• _INSTRUCTIONS TO FOLLOW_
Your task is to repeat all of the data exactly while excluding the pictures.

• _DATA BLOCK_
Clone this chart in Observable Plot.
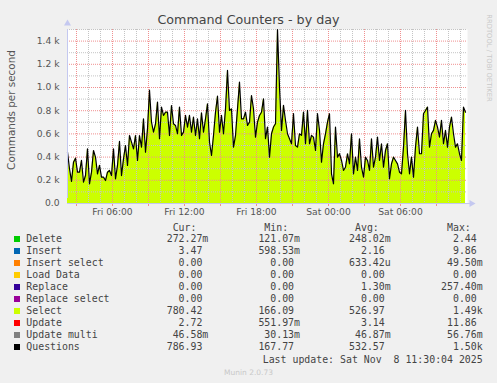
<!DOCTYPE html>
<html><head><meta charset="utf-8">
<script src="https://cdn.jsdelivr.net/npm/d3@7"></script>
<script src="https://cdn.jsdelivr.net/npm/@observablehq/plot@0.6"></script>
<style>
html,body{margin:0;padding:0;background:#F0F0F0;}
#wrap{position:relative;width:497px;height:383px;overflow:hidden;background:#F0F0F0;font-family:"DejaVu Sans",sans-serif;}
.abs{position:absolute;white-space:pre;}
.mono{font-family:"DejaVu Sans Mono",monospace;font-size:9.9px;color:#444;line-height:12px;height:12px;}
</style></head><body><div id="wrap"></div>
<script>
// ---- data ----
const titleText = "Command Counters - by day";
const yLabelText = "Commands per second";
const startTime = "2025-11-07T02:15:00Z";
const endTime = "2025-11-08T11:35:00Z";
const stepMinutes = 10;
// Questions per second, one value every 10 minutes (Select area follows the same outline)
const questions = [
443,299,190,356,391,270,270,371,184,241,471,170,270,457,400,256,328,227,227,198,
270,285,241,471,213,328,535,241,385,500,328,586,529,471,586,371,586,486,730,443,
644,977,701,615,687,874,558,831,759,787,
787,586,845,687,673,601,831,586,615,759,658,759,615,744,586,730,558,782,615,730,
859,529,414,586,787,925,615,759,601,816,1147,802,816,486,586,816,1046,730,730,787,
673,701,931,816,572,701,759,787,902,558,
659,400,601,659,687,1500,1004,630,846,716,601,558,515,774,500,486,601,587,788,515,
802,515,587,572,457,774,630,357,515,601,702,774,256,170,659,400,429,371,285,313,
429,342,601,256,400,285,558,313,227,400,371,285,558,313,400,572,371,515,313,457,
515,213,342,400,371,342,270,256,486,802,429,256,400,227,486,659,429,429,774,802,
831,486,601,630,716,659,572,716,515,630,486,659,745,601,486,515,429,371,831,787
];
const yTickValues = [0,200,400,600,800,1000,1200,1400];
const yTickLabels = ["0.0","0.2 k","0.4 k","0.6 k","0.8 k","1.0 k","1.2 k","1.4 k"];
const xTickTimes = ["2025-11-07T06:00:00Z","2025-11-07T12:00:00Z","2025-11-07T18:00:00Z","2025-11-08T00:00:00Z","2025-11-08T06:00:00Z"];
const xTickLabels = ["Fri 06:00","Fri 12:00","Fri 18:00","Sat 00:00","Sat 06:00"];

const legendNames = ["Delete","Insert","Insert select","Load Data","Replace","Replace select","Select","Update","Update multi","Questions"];
const legendColors = ["#00CC00","#0066B3","#FF8000","#FFCC00","#330099","#990099","#CCFF00","#FF0000","#808080","#000000"];
const curValues = ["272.27m","3.47 ","0.00 ","0.00 ","0.00 ","0.00 ","780.42 ","2.72 ","46.58m","786.93 "];
const minValues = ["121.07m","598.53m","0.00 ","0.00 ","0.00 ","0.00 ","166.09 ","551.97m","30.13m","167.77 "];
const avgValues = ["248.02m","2.16 ","633.42u","0.00 ","1.30m","0.00 ","526.97 ","3.14 ","46.87m","532.57 "];
const maxValues = ["2.44 ","9.86 ","49.50m","0.00 ","257.40m","0.00 ","1.49k","11.86 ","56.76m","1.50k"];
const columnHeaders = ["Cur:  ","Min:  ","Avg:  ","Max:  "];
const lastUpdateText = "Last update: Sat Nov  8 11:30:04 2025";
const footerText = "Munin 2.0.73";
const sideText = "RRDTOOL / TOBI OETIKER";

// ---- build ----
const wrap = document.getElementById("wrap");
const start = new Date(startTime), end = new Date(endTime);
const data = questions.map((v, i) => ({t: new Date(start.getTime() + i * stepMinutes * 60000), v}));
const xTicks = xTickTimes.map(s => new Date(s));
const hours = d3.utcHour.range(start, end);
const minorHours = hours.filter(d => d.getUTCHours() % 3 !== 0);
const majorHours = hours.filter(d => d.getUTCHours() % 3 === 0);
const minorY = d3.range(100, 1501, 200);
const majorY = yTickValues.filter(v => v > 0);
const gridGray = "#c4c4c4", gridRed = "#f09090", axisColor = "#c4c8f0";

const chart = Plot.plot({
  width: 497, height: 222,
  marginLeft: 67, marginRight: 30, marginTop: 29, marginBottom: 19,
  style: {background: "transparent", fontFamily: "DejaVu Sans", fontSize: "9.2px", color: "#555", overflow: "visible"},
  x: {type: "utc", domain: [start, end], label: null},
  y: {domain: [0, 1500], label: null},
  marks: [
    Plot.frame({fill: "white", stroke: null}),
    Plot.areaY(data, {x: "t", y: "v", fill: "#CCFF00"}),
    Plot.ruleX(minorHours, {stroke: gridGray, strokeDasharray: "1,1"}),
    Plot.ruleY(minorY, {stroke: gridGray, strokeDasharray: "1,1"}),
    Plot.ruleX(majorHours, {stroke: gridRed, strokeDasharray: "1,1"}),
    Plot.ruleY(majorY, {stroke: gridRed, strokeDasharray: "1,1"}),
    Plot.lineY(data, {x: "t", y: "v", stroke: "#000", strokeWidth: 1.2}),
    Plot.axisX({ticks: majorHours, tickSize: 3, stroke: gridRed, tickFormat: () => "", label: null}),
    Plot.axisX({ticks: xTicks, tickSize: 0, tickPadding: 5, fill: "#555", label: null,
      tickFormat: d => xTickLabels[xTicks.findIndex(t => +t === +d)]}),
    Plot.axisY({ticks: yTickValues, tickSize: 0, tickPadding: 8, fill: "#555", label: null,
      tickFormat: d => yTickLabels[yTickValues.indexOf(d)]}),
    Plot.ruleY([0], {x1: start, x2: end, stroke: axisColor, insetRight: -3}),
    Plot.dot([end], {x: d => d, y: 0, symbol: "triangle", r: 2.6, fill: axisColor, stroke: null, rotate: 90, dx: 4}),
    Plot.ruleX([start], {y1: 0, y2: 1500, stroke: axisColor, insetTop: -5}),
    Plot.dot([start], {x: d => d, y: 1500, symbol: "triangle", r: 2.6, fill: axisColor, stroke: null, dy: -6})
  ]
});
chart.style.position = "absolute"; chart.style.left = "0px"; chart.style.top = "0px";
wrap.appendChild(chart);

function addText(txt, css, cls) {
  const d = document.createElement("div");
  d.className = "abs" + (cls ? " " + cls : "");
  d.textContent = txt;
  Object.assign(d.style, css);
  wrap.appendChild(d);
  return d;
}
addText(titleText, {left: "0px", width: "497px", textAlign: "center", top: "12px", fontSize: "12.7px", color: "#444"});
addText(yLabelText, {left: "11px", top: "110px", fontSize: "10.4px", color: "#555", transform: "translate(-50%,-50%) rotate(-90deg)"});
addText(sideText, {left: "489px", top: "58px", fontSize: "6.8px", color: "#c8c8c8", transform: "translate(-50%,-50%) rotate(90deg)"});

const colEdges = [208.3, 300, 390.7, 482.7];
const rowTop = c => (c - 6) + "px";
columnHeaders.forEach((h, j) => addText(h, {right: (497 - colEdges[j]) + "px", top: rowTop(228.3)}, "mono"));
const cols = [curValues, minValues, avgValues, maxValues];
legendNames.forEach((name, i) => {
  const cy = 239.3 + i * 12;
  const sw = document.createElement("div");
  Object.assign(sw.style, {position: "absolute", left: "14px", top: (cy - 3) + "px", width: "6px", height: "6px", background: legendColors[i]});
  wrap.appendChild(sw);
  addText(name, {left: "26.3px", top: rowTop(cy)}, "mono");
  cols.forEach((arr, j) => addText(arr[i], {right: (497 - colEdges[j]) + "px", top: rowTop(cy)}, "mono"));
});
addText(lastUpdateText, {right: (497 - 482.7) + "px", top: rowTop(359.7)}, "mono");
addText(footerText, {left: "0px", width: "497px", textAlign: "center", top: "367.5px", fontSize: "7.5px", color: "#c8c8c8"});
</script></body></html>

• _RESPONSE BELOW_
Clone this chart in Observable Plot.
<!DOCTYPE html>
<html><head><meta charset="utf-8">
<script src="https://cdn.jsdelivr.net/npm/d3@7"></script>
<script src="https://cdn.jsdelivr.net/npm/@observablehq/plot@0.6"></script>
<style>
html,body{margin:0;padding:0;background:#F0F0F0;}
#wrap{position:relative;width:497px;height:383px;overflow:hidden;background:#F0F0F0;font-family:"DejaVu Sans",sans-serif;}
.abs{position:absolute;white-space:pre;}
.mono{font-family:"DejaVu Sans Mono",monospace;font-size:9.9px;color:#444;line-height:12px;height:12px;}
</style></head><body><div id="wrap"></div>
<script>
// ---- data ----
const titleText = "Command Counters - by day";
const yLabelText = "Commands per second";
const startTime = "2025-11-07T02:15:00Z";
const endTime = "2025-11-08T11:35:00Z";
const stepMinutes = 10;
// Questions per second, one value every 10 minutes (Select area follows the same outline)
const questions = [
443,299,190,356,391,270,270,371,184,241,471,170,270,457,400,256,328,227,227,198,
270,285,241,471,213,328,535,241,385,500,328,586,529,471,586,371,586,486,730,443,
644,977,701,615,687,874,558,831,759,787,
787,586,845,687,673,601,831,586,615,759,658,759,615,744,586,730,558,782,615,730,
859,529,414,586,787,925,615,759,601,816,1147,802,816,486,586,816,1046,730,730,787,
673,701,931,816,572,701,759,787,902,558,
659,400,601,659,687,1500,1004,630,846,716,601,558,515,774,500,486,601,587,788,515,
802,515,587,572,457,774,630,357,515,601,702,774,256,170,659,400,429,371,285,313,
429,342,601,256,400,285,558,313,227,400,371,285,558,313,400,572,371,515,313,457,
515,213,342,400,371,342,270,256,486,802,429,256,400,227,486,659,429,429,774,802,
831,486,601,630,716,659,572,716,515,630,486,659,745,601,486,515,429,371,831,787
];
const yTickValues = [0,200,400,600,800,1000,1200,1400];
const yTickLabels = ["0.0","0.2 k","0.4 k","0.6 k","0.8 k","1.0 k","1.2 k","1.4 k"];
const xTickTimes = ["2025-11-07T06:00:00Z","2025-11-07T12:00:00Z","2025-11-07T18:00:00Z","2025-11-08T00:00:00Z","2025-11-08T06:00:00Z"];
const xTickLabels = ["Fri 06:00","Fri 12:00","Fri 18:00","Sat 00:00","Sat 06:00"];

const legendNames = ["Delete","Insert","Insert select","Load Data","Replace","Replace select","Select","Update","Update multi","Questions"];
const legendColors = ["#00CC00","#0066B3","#FF8000","#FFCC00","#330099","#990099","#CCFF00","#FF0000","#808080","#000000"];
const curValues = ["272.27m","3.47 ","0.00 ","0.00 ","0.00 ","0.00 ","780.42 ","2.72 ","46.58m","786.93 "];
const minValues = ["121.07m","598.53m","0.00 ","0.00 ","0.00 ","0.00 ","166.09 ","551.97m","30.13m","167.77 "];
const avgValues = ["248.02m","2.16 ","633.42u","0.00 ","1.30m","0.00 ","526.97 ","3.14 ","46.87m","532.57 "];
const maxValues = ["2.44 ","9.86 ","49.50m","0.00 ","257.40m","0.00 ","1.49k","11.86 ","56.76m","1.50k"];
const columnHeaders = ["Cur:  ","Min:  ","Avg:  ","Max:  "];
const lastUpdateText = "Last update: Sat Nov  8 11:30:04 2025";
const footerText = "Munin 2.0.73";
const sideText = "RRDTOOL / TOBI OETIKER";

// ---- build ----
const wrap = document.getElementById("wrap");
const start = new Date(startTime), end = new Date(endTime);
const data = questions.map((v, i) => ({t: new Date(start.getTime() + i * stepMinutes * 60000), v}));
const xTicks = xTickTimes.map(s => new Date(s));
const hours = d3.utcHour.range(start, end);
const minorHours = hours.filter(d => d.getUTCHours() % 3 !== 0);
const majorHours = hours.filter(d => d.getUTCHours() % 3 === 0);
const minorY = d3.range(100, 1501, 200);
const majorY = yTickValues.filter(v => v > 0);
const gridGray = "#c4c4c4", gridRed = "#f09090", axisColor = "#c4c8f0";

const chart = Plot.plot({
  width: 497, height: 222,
  marginLeft: 67, marginRight: 30, marginTop: 29, marginBottom: 19,
  style: {background: "transparent", fontFamily: "DejaVu Sans", fontSize: "9.2px", color: "#555", overflow: "visible"},
  x: {type: "utc", domain: [start, end], label: null},
  y: {domain: [0, 1500], label: null},
  marks: [
    Plot.frame({fill: "white", stroke: null}),
    Plot.areaY(data, {x: "t", y: "v", fill: "#CCFF00"}),
    Plot.ruleX(minorHours, {stroke: gridGray, strokeDasharray: "1,1"}),
    Plot.ruleY(minorY, {stroke: gridGray, strokeDasharray: "1,1"}),
    Plot.ruleX(majorHours, {stroke: gridRed, strokeDasharray: "1,1"}),
    Plot.ruleY(majorY, {stroke: gridRed, strokeDasharray: "1,1"}),
    Plot.lineY(data, {x: "t", y: "v", stroke: "#000", strokeWidth: 1.2}),
    Plot.axisX({ticks: majorHours, tickSize: 3, stroke: gridRed, tickFormat: () => "", label: null}),
    Plot.axisX({ticks: xTicks, tickSize: 0, tickPadding: 5, fill: "#555", label: null,
      tickFormat: d => xTickLabels[xTicks.findIndex(t => +t === +d)]}),
    Plot.axisY({ticks: yTickValues, tickSize: 0, tickPadding: 8, fill: "#555", label: null,
      tickFormat: d => yTickLabels[yTickValues.indexOf(d)]}),
    Plot.ruleY([0], {x1: start, x2: end, stroke: axisColor, insetRight: -3}),
    Plot.dot([end], {x: d => d, y: 0, symbol: "triangle", r: 2.6, fill: axisColor, stroke: null, rotate: 90, dx: 4}),
    Plot.ruleX([start], {y1: 0, y2: 1500, stroke: axisColor, insetTop: -5}),
    Plot.dot([start], {x: d => d, y: 1500, symbol: "triangle", r: 2.6, fill: axisColor, stroke: null, dy: -6})
  ]
});
chart.style.position = "absolute"; chart.style.left = "0px"; chart.style.top = "0px";
wrap.appendChild(chart);

function addText(txt, css, cls) {
  const d = document.createElement("div");
  d.className = "abs" + (cls ? " " + cls : "");
  d.textContent = txt;
  Object.assign(d.style, css);
  wrap.appendChild(d);
  return d;
}
addText(titleText, {left: "0px", width: "497px", textAlign: "center", top: "12px", fontSize: "12.7px", color: "#444"});
addText(yLabelText, {left: "11px", top: "110px", fontSize: "10.4px", color: "#555", transform: "translate(-50%,-50%) rotate(-90deg)"});
addText(sideText, {left: "489px", top: "58px", fontSize: "6.8px", color: "#c8c8c8", transform: "translate(-50%,-50%) rotate(90deg)"});

const colEdges = [208.3, 300, 390.7, 482.7];
const rowTop = c => (c - 6) + "px";
columnHeaders.forEach((h, j) => addText(h, {right: (497 - colEdges[j]) + "px", top: rowTop(228.3)}, "mono"));
const cols = [curValues, minValues, avgValues, maxValues];
legendNames.forEach((name, i) => {
  const cy = 239.3 + i * 12;
  const sw = document.createElement("div");
  Object.assign(sw.style, {position: "absolute", left: "14px", top: (cy - 3) + "px", width: "6px", height: "6px", background: legendColors[i]});
  wrap.appendChild(sw);
  addText(name, {left: "26.3px", top: rowTop(cy)}, "mono");
  cols.forEach((arr, j) => addText(arr[i], {right: (497 - colEdges[j]) + "px", top: rowTop(cy)}, "mono"));
});
addText(lastUpdateText, {right: (497 - 482.7) + "px", top: rowTop(359.7)}, "mono");
addText(footerText, {left: "0px", width: "497px", textAlign: "center", top: "367.5px", fontSize: "7.5px", color: "#c8c8c8"});
</script></body></html>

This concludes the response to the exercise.